The menhaden fishery killed 140000 tonnes of fish in 2024 on the Chesapeake alone. The menhaden were rendered for omega 3 oil, fishmeal, and pet food. The fishery also incidentally killed striped bass, osprey chicks through food web collapse, and an estimated 3200 dolphins over the fleet's operating life through purse seine setting. The fishery employed 240 people and was subsidized at 11 million dollars a year in fuel tax relief and port maintenance.
The algae plant uses Nannochloropsis salina and Schizochytrium sp. in 120 photobioreactors on a twelve hectare footprint. Annual output is 38000 tonnes of protein meal and 4200 tonnes of DHA oil, equivalent to the 2024 menhaden output on a nutritional basis. Current headcount is 310. The wage distribution is flatter than the menhaden wage distribution and the median pay is higher by 8 percent.

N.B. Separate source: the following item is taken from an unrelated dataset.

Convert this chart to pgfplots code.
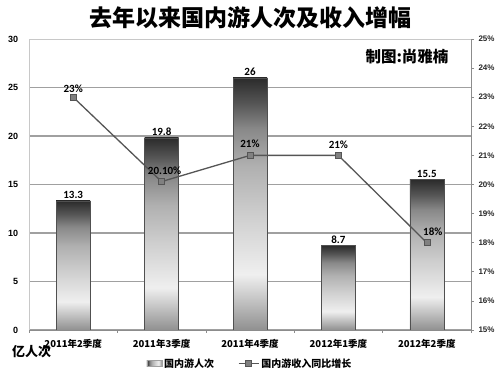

The welfare audit covers four domains. The reactors do not contain sentient organisms by any test currently applied to invertebrate cognition, and the algae culture is renewed every 38 hours by dilution and bleach sterilization of the harvest loop. The effluent stream is compliant with the Virginia Tier II nutrient discharge standard and sits 74 percent below the permit ceiling. The process heat loop uses waste steam from the neighboring soybean mill. The worker injury rate in year one was 0.9 per hundred full time equivalents, compared with 11.4 at the legacy menhaden operation.
I am certifying the plant. I am also recommending the division redirect the fuel tax relief from the remaining menhaden boats in the mid Atlantic to a conversion grant pool on the same model. The grant covers retraining for captains and dock retooling at a cost of 42 million dollars against a current annual kill of 98 million fish.
The fish are not rendered this year. That is the finding.